La segunda parte del film, a medida que los amigos, los
intereses amorosos, y los familiares se van alejando o falleciendo, se va
convirtiendo lentamente en una ceremonia sacra, que demanda cierto estoicismo
por parte de los espectadores, que ven como la poeta va descendiendo los
escalones del sufrimiento vestida con una bata de lino blanco, rociada de
amargura. A semejante caída en cámara lenta ya habíamos asistido en otros films
del director, especialmente en otra de sus alquimias con material
estadounidense, La casa de la alegría
(2000), basada en la novela The House of
Mirth de Edith Warthon. Allí, una mujer soltera educada para casarse, de
una riqueza espiritual incalculable pero de escasos medios materiales –Gillian
Anderson, la de The X Files– al no
conseguir quien soportara su inteligencia y criterio, emprendía una caída
vertiginosa hacia el más desolador de los pesares sin ninguna liana de donde
sostenerse en medio de la aristocracia (¡ja!) neoyorquina de comienzos del
siglo XX, regida sólo por el dinero y los más estrictos prejuicios.

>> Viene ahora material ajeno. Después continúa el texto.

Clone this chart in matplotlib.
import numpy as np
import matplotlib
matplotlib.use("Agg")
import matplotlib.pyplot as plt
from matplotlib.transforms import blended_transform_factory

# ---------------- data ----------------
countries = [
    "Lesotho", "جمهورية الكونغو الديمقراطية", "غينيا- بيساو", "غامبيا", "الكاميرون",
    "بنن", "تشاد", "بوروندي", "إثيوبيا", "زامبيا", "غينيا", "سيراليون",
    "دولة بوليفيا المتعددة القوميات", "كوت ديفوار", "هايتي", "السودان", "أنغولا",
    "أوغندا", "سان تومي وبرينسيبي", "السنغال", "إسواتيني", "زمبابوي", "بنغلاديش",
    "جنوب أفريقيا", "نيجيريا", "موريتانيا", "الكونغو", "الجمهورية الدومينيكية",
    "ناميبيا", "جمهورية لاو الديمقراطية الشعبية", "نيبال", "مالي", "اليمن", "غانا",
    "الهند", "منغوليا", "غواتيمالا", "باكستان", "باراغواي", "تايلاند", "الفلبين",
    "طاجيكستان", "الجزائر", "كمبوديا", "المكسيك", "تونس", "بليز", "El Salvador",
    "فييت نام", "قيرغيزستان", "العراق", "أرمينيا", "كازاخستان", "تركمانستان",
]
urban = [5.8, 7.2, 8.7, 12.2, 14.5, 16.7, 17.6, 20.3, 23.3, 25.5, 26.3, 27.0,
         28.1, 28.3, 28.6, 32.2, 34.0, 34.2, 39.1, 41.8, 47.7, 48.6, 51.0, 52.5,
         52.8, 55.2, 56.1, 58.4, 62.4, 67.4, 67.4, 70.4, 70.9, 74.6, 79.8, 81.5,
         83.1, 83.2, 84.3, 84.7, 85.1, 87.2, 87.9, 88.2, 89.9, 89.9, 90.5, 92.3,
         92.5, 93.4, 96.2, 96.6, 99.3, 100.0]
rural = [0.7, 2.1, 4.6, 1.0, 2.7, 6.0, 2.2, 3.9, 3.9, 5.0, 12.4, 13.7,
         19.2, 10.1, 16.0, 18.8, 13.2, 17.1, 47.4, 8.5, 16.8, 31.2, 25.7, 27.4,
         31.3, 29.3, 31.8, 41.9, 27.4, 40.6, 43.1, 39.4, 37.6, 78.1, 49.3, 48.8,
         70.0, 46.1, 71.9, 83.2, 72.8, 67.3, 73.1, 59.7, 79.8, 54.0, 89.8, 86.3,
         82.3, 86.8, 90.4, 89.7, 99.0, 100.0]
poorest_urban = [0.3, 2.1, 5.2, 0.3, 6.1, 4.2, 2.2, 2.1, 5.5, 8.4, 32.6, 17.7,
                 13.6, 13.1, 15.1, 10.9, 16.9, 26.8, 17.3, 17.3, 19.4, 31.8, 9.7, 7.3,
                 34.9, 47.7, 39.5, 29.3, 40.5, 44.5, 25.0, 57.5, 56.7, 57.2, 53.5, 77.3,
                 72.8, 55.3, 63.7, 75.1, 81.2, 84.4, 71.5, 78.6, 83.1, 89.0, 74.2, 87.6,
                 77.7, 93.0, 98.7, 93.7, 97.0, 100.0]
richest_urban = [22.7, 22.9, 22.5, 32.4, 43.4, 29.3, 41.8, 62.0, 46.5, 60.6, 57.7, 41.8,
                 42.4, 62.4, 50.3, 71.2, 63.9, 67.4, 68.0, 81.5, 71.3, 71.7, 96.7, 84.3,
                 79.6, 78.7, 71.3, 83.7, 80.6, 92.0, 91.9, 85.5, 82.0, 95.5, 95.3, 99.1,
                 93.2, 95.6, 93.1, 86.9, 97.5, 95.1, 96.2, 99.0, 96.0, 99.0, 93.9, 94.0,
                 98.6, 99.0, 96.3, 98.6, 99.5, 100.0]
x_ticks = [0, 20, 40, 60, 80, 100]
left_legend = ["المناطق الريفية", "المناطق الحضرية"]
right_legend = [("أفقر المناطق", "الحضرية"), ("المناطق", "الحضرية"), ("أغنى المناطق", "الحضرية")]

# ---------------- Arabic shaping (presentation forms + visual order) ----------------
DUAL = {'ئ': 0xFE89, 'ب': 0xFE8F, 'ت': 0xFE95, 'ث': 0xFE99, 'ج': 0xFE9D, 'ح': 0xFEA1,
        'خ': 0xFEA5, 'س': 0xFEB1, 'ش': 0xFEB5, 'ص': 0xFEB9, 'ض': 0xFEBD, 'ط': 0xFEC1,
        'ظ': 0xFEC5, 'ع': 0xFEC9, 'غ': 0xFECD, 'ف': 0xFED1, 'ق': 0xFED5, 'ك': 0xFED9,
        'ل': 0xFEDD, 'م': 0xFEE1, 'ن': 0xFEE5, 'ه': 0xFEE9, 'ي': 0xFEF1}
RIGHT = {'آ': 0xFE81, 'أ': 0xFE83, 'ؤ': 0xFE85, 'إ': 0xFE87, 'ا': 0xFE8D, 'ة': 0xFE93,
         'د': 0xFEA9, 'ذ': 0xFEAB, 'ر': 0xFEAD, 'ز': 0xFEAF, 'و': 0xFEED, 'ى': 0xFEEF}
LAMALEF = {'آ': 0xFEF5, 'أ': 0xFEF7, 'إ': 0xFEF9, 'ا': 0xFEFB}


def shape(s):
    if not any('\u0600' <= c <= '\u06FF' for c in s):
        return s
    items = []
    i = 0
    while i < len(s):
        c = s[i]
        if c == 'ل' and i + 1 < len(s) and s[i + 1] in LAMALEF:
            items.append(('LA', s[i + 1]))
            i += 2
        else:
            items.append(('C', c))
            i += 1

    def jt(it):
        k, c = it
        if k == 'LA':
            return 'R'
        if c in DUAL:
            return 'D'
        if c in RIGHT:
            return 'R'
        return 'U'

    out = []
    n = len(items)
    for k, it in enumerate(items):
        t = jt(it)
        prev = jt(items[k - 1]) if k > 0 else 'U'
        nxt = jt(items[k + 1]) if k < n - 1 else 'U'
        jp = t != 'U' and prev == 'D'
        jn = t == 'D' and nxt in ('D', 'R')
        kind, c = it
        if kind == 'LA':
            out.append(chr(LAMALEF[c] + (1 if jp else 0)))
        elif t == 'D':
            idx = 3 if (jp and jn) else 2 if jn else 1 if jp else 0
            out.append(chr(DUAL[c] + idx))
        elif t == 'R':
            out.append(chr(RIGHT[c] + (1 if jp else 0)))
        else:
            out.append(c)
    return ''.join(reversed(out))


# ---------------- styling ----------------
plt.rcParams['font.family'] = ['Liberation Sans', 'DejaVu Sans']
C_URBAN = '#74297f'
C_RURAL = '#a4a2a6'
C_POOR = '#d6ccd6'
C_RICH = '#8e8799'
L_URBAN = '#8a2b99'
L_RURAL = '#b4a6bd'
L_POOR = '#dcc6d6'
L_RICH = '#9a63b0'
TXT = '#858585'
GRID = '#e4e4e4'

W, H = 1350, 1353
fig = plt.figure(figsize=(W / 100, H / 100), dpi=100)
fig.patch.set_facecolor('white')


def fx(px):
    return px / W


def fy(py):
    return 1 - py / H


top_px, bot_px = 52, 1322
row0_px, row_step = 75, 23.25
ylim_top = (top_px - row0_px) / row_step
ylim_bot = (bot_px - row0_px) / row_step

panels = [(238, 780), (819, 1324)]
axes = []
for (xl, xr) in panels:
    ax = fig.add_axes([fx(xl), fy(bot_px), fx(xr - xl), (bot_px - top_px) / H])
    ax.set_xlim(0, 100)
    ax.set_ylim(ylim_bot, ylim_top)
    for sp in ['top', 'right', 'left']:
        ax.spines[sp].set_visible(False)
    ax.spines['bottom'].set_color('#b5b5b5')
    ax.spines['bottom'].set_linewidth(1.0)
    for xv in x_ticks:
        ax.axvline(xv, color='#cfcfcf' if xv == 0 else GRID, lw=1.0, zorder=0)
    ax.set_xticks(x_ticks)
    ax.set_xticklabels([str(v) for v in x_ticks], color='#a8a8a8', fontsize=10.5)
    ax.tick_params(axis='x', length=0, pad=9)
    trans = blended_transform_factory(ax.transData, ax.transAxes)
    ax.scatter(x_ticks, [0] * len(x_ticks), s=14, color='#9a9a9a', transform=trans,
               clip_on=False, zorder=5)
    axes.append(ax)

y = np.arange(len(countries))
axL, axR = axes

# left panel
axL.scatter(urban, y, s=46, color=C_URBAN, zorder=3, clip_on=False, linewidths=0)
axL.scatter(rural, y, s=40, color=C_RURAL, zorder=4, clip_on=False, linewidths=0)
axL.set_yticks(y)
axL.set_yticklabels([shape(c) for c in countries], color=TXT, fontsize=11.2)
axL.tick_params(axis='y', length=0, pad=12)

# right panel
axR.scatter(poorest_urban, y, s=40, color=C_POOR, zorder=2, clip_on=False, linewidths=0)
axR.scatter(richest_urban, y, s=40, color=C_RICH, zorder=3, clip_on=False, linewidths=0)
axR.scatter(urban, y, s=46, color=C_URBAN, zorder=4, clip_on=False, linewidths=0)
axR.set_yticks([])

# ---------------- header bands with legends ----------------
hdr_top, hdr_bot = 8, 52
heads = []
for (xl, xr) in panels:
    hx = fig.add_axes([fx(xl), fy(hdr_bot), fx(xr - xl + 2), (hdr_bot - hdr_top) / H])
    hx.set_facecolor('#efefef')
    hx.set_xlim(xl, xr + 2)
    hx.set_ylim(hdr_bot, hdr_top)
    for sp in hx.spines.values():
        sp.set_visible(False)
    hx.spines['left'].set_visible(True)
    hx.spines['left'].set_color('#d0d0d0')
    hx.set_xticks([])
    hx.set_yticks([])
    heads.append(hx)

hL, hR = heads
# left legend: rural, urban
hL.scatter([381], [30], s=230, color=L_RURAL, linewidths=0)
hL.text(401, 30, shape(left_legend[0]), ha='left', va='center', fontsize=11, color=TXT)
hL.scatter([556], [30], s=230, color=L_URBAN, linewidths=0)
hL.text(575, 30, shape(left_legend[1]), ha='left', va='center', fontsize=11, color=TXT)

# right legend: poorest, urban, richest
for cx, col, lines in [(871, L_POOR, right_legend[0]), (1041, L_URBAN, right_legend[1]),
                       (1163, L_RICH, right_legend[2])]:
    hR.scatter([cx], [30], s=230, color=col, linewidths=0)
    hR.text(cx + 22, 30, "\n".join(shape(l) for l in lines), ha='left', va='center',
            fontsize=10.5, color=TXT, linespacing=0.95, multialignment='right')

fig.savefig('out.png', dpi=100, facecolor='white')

“No le temas a la muerte” le aconseja aquella tía tan
convencional como sabia antes de despedirse. Uno de los puntales de la poesía
de Dickinson era la relación que entabla con la muerte. Emily trabará amistad y
cortejará al final de todos los finales con su escritura; su yo poético
aprenderá a posicionarse en un umbral que ya no es de este mundo. De hecho, en
una fantasía que escenifica la llegada del amado, un hombre alto que viene a
buscarla vestido de negro y sube la escalera hacia su habitación, Davies nos
hará escuchar no sólo un maravilloso poema, sino también un tema musical que
será el que se oirá cuando Emily se despida de este valle de lágrimas. La
muerte será el hombre amado, tan esperado, tan sobrio, tan ilusionado. Pero por
más ensayos que la doliente haga en el escritorio con la pluma, el último acto
la encontrará poco preparada para su acogida. Davies no nos ahorrará pormenores
de su agonía y su batalla antes de expirar.
El film puede parecer estático –aunque hay un par de
movimientos de cámara extraordinarios; una panorámica de 360 grados en el que
la cámara gira recogiendo detalles de una noche de lectura y contemplación
familiar a la luz de las rudimentarias lámparas de la época; otro de los
arrebatos de una apasionada pianista- pero la turbulencia emocional que provoca
en el espectador que sintonice con su propuesta puede ser devastadora.
Para quienes deseen más dosis de resplandor y agonía,
pueden agenciarse de Distant Voices,
Still Lives (1988) y The Long Day
Closes (1992), los films que se colocaron a Terence Davies en el destacado
lugar que hoy ocupa en el mundo de los que hacen del cine un hecho estético.
Allí, en una peculiar forma de autobiografía ficcionalizada, Davies repasa su
infancia y adolescencia en los años de la década de 1950, entre las canciones
de Hollywood y los abusos bestiales a los que el padre sometía a la familia,
entre el fundirse y la evasión con los personajes de una pantalla en
Technicolor y el deseo por los obreros de una obra en construcción. También es
muy destacable el documental Of Time and
the City (2008), sobre su ciudad natal, Liverpool, a la que observa con
amor e ironía, con una mirada poética que subjetiviza el género, a la vez que
desliza que su gusto –tan raro, poco convencional, tan queer– nunca tuvo nada que ver con The Beatles.